--- YOUR GOAL ---
Repeat every line exactly, keeping the pictures out of the copy.

# INFORMATION PROVIDED start

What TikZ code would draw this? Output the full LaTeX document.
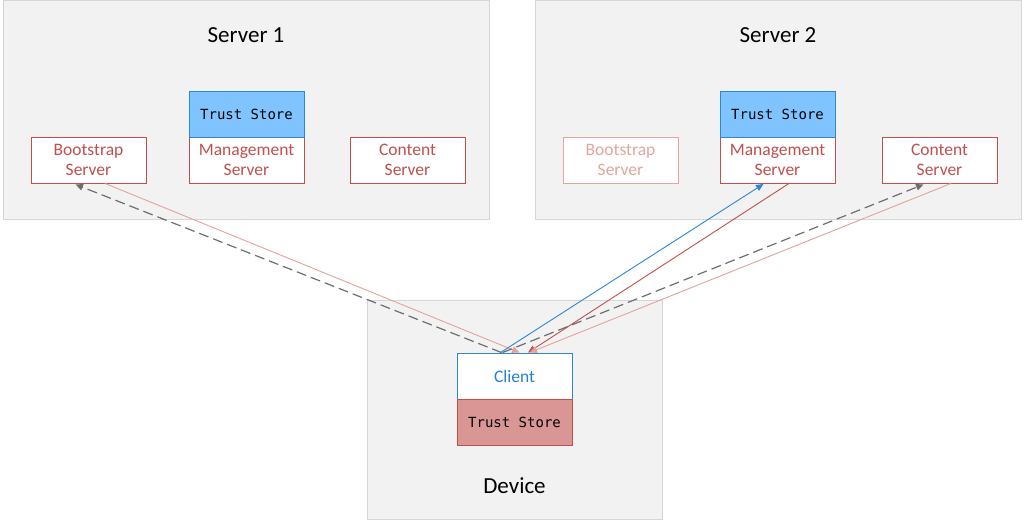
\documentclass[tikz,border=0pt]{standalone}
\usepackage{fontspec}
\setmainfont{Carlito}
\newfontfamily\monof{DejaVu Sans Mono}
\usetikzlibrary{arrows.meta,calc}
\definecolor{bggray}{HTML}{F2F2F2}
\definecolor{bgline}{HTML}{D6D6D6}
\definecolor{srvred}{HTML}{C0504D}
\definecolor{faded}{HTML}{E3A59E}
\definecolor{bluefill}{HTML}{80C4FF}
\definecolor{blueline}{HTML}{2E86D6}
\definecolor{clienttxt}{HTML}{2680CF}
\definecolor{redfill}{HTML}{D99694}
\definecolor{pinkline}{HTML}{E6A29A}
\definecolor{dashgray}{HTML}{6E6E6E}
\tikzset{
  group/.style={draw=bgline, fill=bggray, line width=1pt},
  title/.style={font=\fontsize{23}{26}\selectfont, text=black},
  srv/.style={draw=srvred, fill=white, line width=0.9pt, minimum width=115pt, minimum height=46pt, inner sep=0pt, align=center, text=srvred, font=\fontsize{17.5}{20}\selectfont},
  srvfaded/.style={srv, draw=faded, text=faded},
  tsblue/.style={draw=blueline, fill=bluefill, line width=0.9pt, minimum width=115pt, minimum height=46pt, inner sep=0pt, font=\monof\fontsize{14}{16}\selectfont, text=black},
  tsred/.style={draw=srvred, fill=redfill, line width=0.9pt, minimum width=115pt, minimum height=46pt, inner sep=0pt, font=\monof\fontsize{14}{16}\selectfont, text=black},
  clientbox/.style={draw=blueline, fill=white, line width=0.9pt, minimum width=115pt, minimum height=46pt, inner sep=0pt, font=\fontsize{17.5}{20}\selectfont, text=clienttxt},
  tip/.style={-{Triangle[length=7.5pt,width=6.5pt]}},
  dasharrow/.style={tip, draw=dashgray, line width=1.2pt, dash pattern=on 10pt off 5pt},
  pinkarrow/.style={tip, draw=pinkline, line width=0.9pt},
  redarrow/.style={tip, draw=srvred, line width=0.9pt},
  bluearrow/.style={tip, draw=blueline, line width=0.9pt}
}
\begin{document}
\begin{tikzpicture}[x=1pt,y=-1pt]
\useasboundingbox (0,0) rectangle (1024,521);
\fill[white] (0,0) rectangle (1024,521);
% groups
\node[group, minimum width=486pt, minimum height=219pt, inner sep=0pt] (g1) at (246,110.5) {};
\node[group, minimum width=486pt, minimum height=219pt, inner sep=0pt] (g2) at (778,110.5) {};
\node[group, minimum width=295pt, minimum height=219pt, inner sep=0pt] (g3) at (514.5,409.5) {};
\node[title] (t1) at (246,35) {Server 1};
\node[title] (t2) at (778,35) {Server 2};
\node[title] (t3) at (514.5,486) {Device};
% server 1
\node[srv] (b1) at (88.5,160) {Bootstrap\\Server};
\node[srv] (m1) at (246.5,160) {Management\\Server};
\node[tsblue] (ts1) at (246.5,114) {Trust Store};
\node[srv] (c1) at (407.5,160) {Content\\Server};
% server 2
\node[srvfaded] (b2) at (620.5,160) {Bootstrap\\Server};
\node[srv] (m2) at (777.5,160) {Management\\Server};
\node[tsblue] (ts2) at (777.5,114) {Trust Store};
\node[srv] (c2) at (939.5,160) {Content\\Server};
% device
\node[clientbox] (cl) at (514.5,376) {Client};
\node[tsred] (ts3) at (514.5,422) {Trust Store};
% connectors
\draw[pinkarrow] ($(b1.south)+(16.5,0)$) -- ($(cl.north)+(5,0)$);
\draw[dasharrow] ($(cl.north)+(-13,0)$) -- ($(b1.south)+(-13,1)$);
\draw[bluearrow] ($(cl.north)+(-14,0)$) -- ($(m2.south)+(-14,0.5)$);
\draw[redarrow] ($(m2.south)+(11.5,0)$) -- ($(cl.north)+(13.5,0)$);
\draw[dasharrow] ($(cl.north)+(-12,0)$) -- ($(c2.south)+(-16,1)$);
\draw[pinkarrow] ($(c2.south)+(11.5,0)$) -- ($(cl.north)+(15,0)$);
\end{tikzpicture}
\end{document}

# INFORMATION PROVIDED end

--- EXPECTED ANSWER ---
What TikZ code would draw this? Output the full LaTeX document.
\documentclass[tikz,border=0pt]{standalone}
\usepackage{fontspec}
\setmainfont{Carlito}
\newfontfamily\monof{DejaVu Sans Mono}
\usetikzlibrary{arrows.meta,calc}
\definecolor{bggray}{HTML}{F2F2F2}
\definecolor{bgline}{HTML}{D6D6D6}
\definecolor{srvred}{HTML}{C0504D}
\definecolor{faded}{HTML}{E3A59E}
\definecolor{bluefill}{HTML}{80C4FF}
\definecolor{blueline}{HTML}{2E86D6}
\definecolor{clienttxt}{HTML}{2680CF}
\definecolor{redfill}{HTML}{D99694}
\definecolor{pinkline}{HTML}{E6A29A}
\definecolor{dashgray}{HTML}{6E6E6E}
\tikzset{
  group/.style={draw=bgline, fill=bggray, line width=1pt},
  title/.style={font=\fontsize{23}{26}\selectfont, text=black},
  srv/.style={draw=srvred, fill=white, line width=0.9pt, minimum width=115pt, minimum height=46pt, inner sep=0pt, align=center, text=srvred, font=\fontsize{17.5}{20}\selectfont},
  srvfaded/.style={srv, draw=faded, text=faded},
  tsblue/.style={draw=blueline, fill=bluefill, line width=0.9pt, minimum width=115pt, minimum height=46pt, inner sep=0pt, font=\monof\fontsize{14}{16}\selectfont, text=black},
  tsred/.style={draw=srvred, fill=redfill, line width=0.9pt, minimum width=115pt, minimum height=46pt, inner sep=0pt, font=\monof\fontsize{14}{16}\selectfont, text=black},
  clientbox/.style={draw=blueline, fill=white, line width=0.9pt, minimum width=115pt, minimum height=46pt, inner sep=0pt, font=\fontsize{17.5}{20}\selectfont, text=clienttxt},
  tip/.style={-{Triangle[length=7.5pt,width=6.5pt]}},
  dasharrow/.style={tip, draw=dashgray, line width=1.2pt, dash pattern=on 10pt off 5pt},
  pinkarrow/.style={tip, draw=pinkline, line width=0.9pt},
  redarrow/.style={tip, draw=srvred, line width=0.9pt},
  bluearrow/.style={tip, draw=blueline, line width=0.9pt}
}
\begin{document}
\begin{tikzpicture}[x=1pt,y=-1pt]
\useasboundingbox (0,0) rectangle (1024,521);
\fill[white] (0,0) rectangle (1024,521);
% groups
\node[group, minimum width=486pt, minimum height=219pt, inner sep=0pt] (g1) at (246,110.5) {};
\node[group, minimum width=486pt, minimum height=219pt, inner sep=0pt] (g2) at (778,110.5) {};
\node[group, minimum width=295pt, minimum height=219pt, inner sep=0pt] (g3) at (514.5,409.5) {};
\node[title] (t1) at (246,35) {Server 1};
\node[title] (t2) at (778,35) {Server 2};
\node[title] (t3) at (514.5,486) {Device};
% server 1
\node[srv] (b1) at (88.5,160) {Bootstrap\\Server};
\node[srv] (m1) at (246.5,160) {Management\\Server};
\node[tsblue] (ts1) at (246.5,114) {Trust Store};
\node[srv] (c1) at (407.5,160) {Content\\Server};
% server 2
\node[srvfaded] (b2) at (620.5,160) {Bootstrap\\Server};
\node[srv] (m2) at (777.5,160) {Management\\Server};
\node[tsblue] (ts2) at (777.5,114) {Trust Store};
\node[srv] (c2) at (939.5,160) {Content\\Server};
% device
\node[clientbox] (cl) at (514.5,376) {Client};
\node[tsred] (ts3) at (514.5,422) {Trust Store};
% connectors
\draw[pinkarrow] ($(b1.south)+(16.5,0)$) -- ($(cl.north)+(5,0)$);
\draw[dasharrow] ($(cl.north)+(-13,0)$) -- ($(b1.south)+(-13,1)$);
\draw[bluearrow] ($(cl.north)+(-14,0)$) -- ($(m2.south)+(-14,0.5)$);
\draw[redarrow] ($(m2.south)+(11.5,0)$) -- ($(cl.north)+(13.5,0)$);
\draw[dasharrow] ($(cl.north)+(-12,0)$) -- ($(c2.south)+(-16,1)$);
\draw[pinkarrow] ($(c2.south)+(11.5,0)$) -- ($(cl.north)+(15,0)$);
\end{tikzpicture}
\end{document}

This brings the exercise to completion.